Copy out all the lines exactly. Omit pictures.

#####

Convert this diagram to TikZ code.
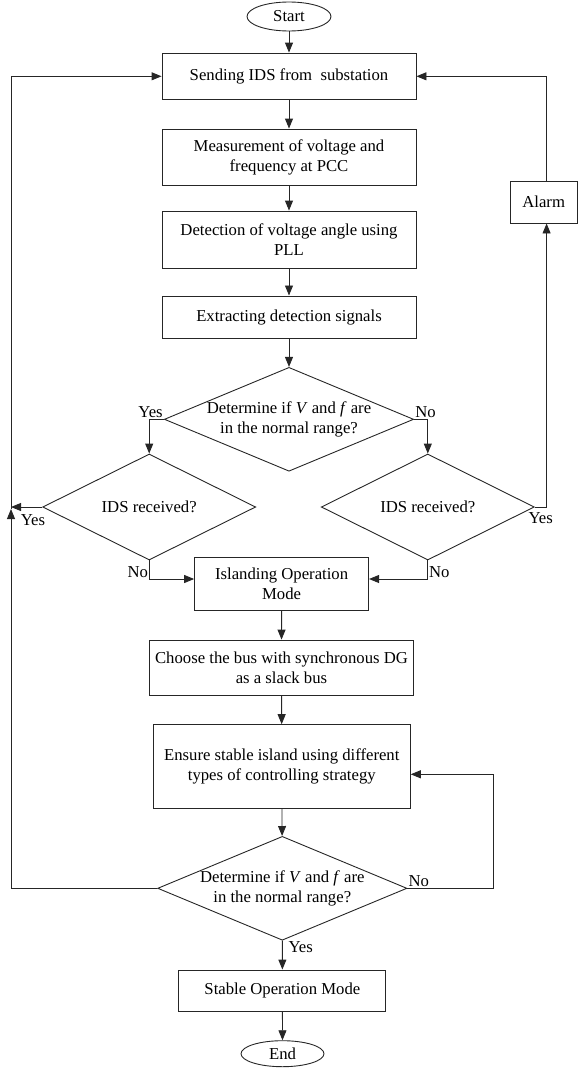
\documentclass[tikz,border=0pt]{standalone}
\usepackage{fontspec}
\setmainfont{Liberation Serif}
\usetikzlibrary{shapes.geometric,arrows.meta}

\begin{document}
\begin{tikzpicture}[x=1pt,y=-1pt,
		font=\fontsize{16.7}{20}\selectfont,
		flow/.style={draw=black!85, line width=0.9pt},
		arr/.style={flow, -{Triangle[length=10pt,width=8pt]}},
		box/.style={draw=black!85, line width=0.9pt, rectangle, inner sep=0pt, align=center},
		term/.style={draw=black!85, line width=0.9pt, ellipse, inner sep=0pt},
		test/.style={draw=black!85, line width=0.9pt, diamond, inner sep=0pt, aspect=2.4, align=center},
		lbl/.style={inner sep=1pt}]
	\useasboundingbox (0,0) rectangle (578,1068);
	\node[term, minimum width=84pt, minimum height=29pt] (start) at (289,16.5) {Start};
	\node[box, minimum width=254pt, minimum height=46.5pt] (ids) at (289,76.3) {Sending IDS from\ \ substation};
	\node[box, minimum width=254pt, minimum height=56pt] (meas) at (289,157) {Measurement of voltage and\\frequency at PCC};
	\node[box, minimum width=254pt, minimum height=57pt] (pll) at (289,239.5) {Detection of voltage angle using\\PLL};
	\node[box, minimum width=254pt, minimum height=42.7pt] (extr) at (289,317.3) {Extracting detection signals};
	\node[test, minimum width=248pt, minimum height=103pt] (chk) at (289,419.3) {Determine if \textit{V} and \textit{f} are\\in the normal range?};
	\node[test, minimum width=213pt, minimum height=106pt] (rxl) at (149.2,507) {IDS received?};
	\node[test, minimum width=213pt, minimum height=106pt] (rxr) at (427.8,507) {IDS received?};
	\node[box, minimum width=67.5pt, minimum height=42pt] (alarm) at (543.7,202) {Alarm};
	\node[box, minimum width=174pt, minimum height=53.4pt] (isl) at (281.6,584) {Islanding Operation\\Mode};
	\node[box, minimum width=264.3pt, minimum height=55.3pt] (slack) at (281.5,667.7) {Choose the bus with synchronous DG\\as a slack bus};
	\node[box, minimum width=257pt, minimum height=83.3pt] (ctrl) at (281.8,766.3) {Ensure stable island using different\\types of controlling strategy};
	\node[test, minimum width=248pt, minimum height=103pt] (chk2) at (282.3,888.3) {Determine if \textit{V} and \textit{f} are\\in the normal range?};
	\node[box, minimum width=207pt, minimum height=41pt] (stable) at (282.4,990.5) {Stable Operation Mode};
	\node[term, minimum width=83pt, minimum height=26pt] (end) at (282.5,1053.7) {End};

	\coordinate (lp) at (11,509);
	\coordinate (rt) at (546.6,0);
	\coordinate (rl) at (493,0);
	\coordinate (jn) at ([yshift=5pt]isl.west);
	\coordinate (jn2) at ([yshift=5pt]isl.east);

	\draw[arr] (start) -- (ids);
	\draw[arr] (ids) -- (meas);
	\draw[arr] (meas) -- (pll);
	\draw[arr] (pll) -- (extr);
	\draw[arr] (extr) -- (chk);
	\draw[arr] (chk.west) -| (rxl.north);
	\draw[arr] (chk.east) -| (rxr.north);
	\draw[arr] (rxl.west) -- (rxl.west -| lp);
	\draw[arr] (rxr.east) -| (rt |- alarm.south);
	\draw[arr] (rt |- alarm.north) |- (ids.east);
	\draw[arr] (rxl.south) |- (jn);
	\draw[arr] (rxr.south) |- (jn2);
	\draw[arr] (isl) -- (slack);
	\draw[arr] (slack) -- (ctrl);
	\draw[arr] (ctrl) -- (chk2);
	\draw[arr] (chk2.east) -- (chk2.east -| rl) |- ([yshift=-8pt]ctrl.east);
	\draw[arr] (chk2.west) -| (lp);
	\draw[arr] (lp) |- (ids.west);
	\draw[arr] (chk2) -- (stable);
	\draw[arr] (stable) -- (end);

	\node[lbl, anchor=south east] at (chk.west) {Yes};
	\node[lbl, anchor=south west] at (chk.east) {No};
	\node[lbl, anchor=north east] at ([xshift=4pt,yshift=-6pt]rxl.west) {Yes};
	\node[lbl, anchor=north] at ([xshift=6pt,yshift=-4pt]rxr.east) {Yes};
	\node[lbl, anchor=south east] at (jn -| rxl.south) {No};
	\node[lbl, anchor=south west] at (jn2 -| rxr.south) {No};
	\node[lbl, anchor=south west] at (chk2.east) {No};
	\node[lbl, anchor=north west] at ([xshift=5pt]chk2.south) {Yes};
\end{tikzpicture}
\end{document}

#####

▶ _Result below_
Convert this diagram to TikZ code.
\documentclass[tikz,border=0pt]{standalone}
\usepackage{fontspec}
\setmainfont{Liberation Serif}
\usetikzlibrary{shapes.geometric,arrows.meta}

\begin{document}
\begin{tikzpicture}[x=1pt,y=-1pt,
		font=\fontsize{16.7}{20}\selectfont,
		flow/.style={draw=black!85, line width=0.9pt},
		arr/.style={flow, -{Triangle[length=10pt,width=8pt]}},
		box/.style={draw=black!85, line width=0.9pt, rectangle, inner sep=0pt, align=center},
		term/.style={draw=black!85, line width=0.9pt, ellipse, inner sep=0pt},
		test/.style={draw=black!85, line width=0.9pt, diamond, inner sep=0pt, aspect=2.4, align=center},
		lbl/.style={inner sep=1pt}]
	\useasboundingbox (0,0) rectangle (578,1068);
	\node[term, minimum width=84pt, minimum height=29pt] (start) at (289,16.5) {Start};
	\node[box, minimum width=254pt, minimum height=46.5pt] (ids) at (289,76.3) {Sending IDS from\ \ substation};
	\node[box, minimum width=254pt, minimum height=56pt] (meas) at (289,157) {Measurement of voltage and\\frequency at PCC};
	\node[box, minimum width=254pt, minimum height=57pt] (pll) at (289,239.5) {Detection of voltage angle using\\PLL};
	\node[box, minimum width=254pt, minimum height=42.7pt] (extr) at (289,317.3) {Extracting detection signals};
	\node[test, minimum width=248pt, minimum height=103pt] (chk) at (289,419.3) {Determine if \textit{V} and \textit{f} are\\in the normal range?};
	\node[test, minimum width=213pt, minimum height=106pt] (rxl) at (149.2,507) {IDS received?};
	\node[test, minimum width=213pt, minimum height=106pt] (rxr) at (427.8,507) {IDS received?};
	\node[box, minimum width=67.5pt, minimum height=42pt] (alarm) at (543.7,202) {Alarm};
	\node[box, minimum width=174pt, minimum height=53.4pt] (isl) at (281.6,584) {Islanding Operation\\Mode};
	\node[box, minimum width=264.3pt, minimum height=55.3pt] (slack) at (281.5,667.7) {Choose the bus with synchronous DG\\as a slack bus};
	\node[box, minimum width=257pt, minimum height=83.3pt] (ctrl) at (281.8,766.3) {Ensure stable island using different\\types of controlling strategy};
	\node[test, minimum width=248pt, minimum height=103pt] (chk2) at (282.3,888.3) {Determine if \textit{V} and \textit{f} are\\in the normal range?};
	\node[box, minimum width=207pt, minimum height=41pt] (stable) at (282.4,990.5) {Stable Operation Mode};
	\node[term, minimum width=83pt, minimum height=26pt] (end) at (282.5,1053.7) {End};

	\coordinate (lp) at (11,509);
	\coordinate (rt) at (546.6,0);
	\coordinate (rl) at (493,0);
	\coordinate (jn) at ([yshift=5pt]isl.west);
	\coordinate (jn2) at ([yshift=5pt]isl.east);

	\draw[arr] (start) -- (ids);
	\draw[arr] (ids) -- (meas);
	\draw[arr] (meas) -- (pll);
	\draw[arr] (pll) -- (extr);
	\draw[arr] (extr) -- (chk);
	\draw[arr] (chk.west) -| (rxl.north);
	\draw[arr] (chk.east) -| (rxr.north);
	\draw[arr] (rxl.west) -- (rxl.west -| lp);
	\draw[arr] (rxr.east) -| (rt |- alarm.south);
	\draw[arr] (rt |- alarm.north) |- (ids.east);
	\draw[arr] (rxl.south) |- (jn);
	\draw[arr] (rxr.south) |- (jn2);
	\draw[arr] (isl) -- (slack);
	\draw[arr] (slack) -- (ctrl);
	\draw[arr] (ctrl) -- (chk2);
	\draw[arr] (chk2.east) -- (chk2.east -| rl) |- ([yshift=-8pt]ctrl.east);
	\draw[arr] (chk2.west) -| (lp);
	\draw[arr] (lp) |- (ids.west);
	\draw[arr] (chk2) -- (stable);
	\draw[arr] (stable) -- (end);

	\node[lbl, anchor=south east] at (chk.west) {Yes};
	\node[lbl, anchor=south west] at (chk.east) {No};
	\node[lbl, anchor=north east] at ([xshift=4pt,yshift=-6pt]rxl.west) {Yes};
	\node[lbl, anchor=north] at ([xshift=6pt,yshift=-4pt]rxr.east) {Yes};
	\node[lbl, anchor=south east] at (jn -| rxl.south) {No};
	\node[lbl, anchor=south west] at (jn2 -| rxr.south) {No};
	\node[lbl, anchor=south west] at (chk2.east) {No};
	\node[lbl, anchor=north west] at ([xshift=5pt]chk2.south) {Yes};
\end{tikzpicture}
\end{document}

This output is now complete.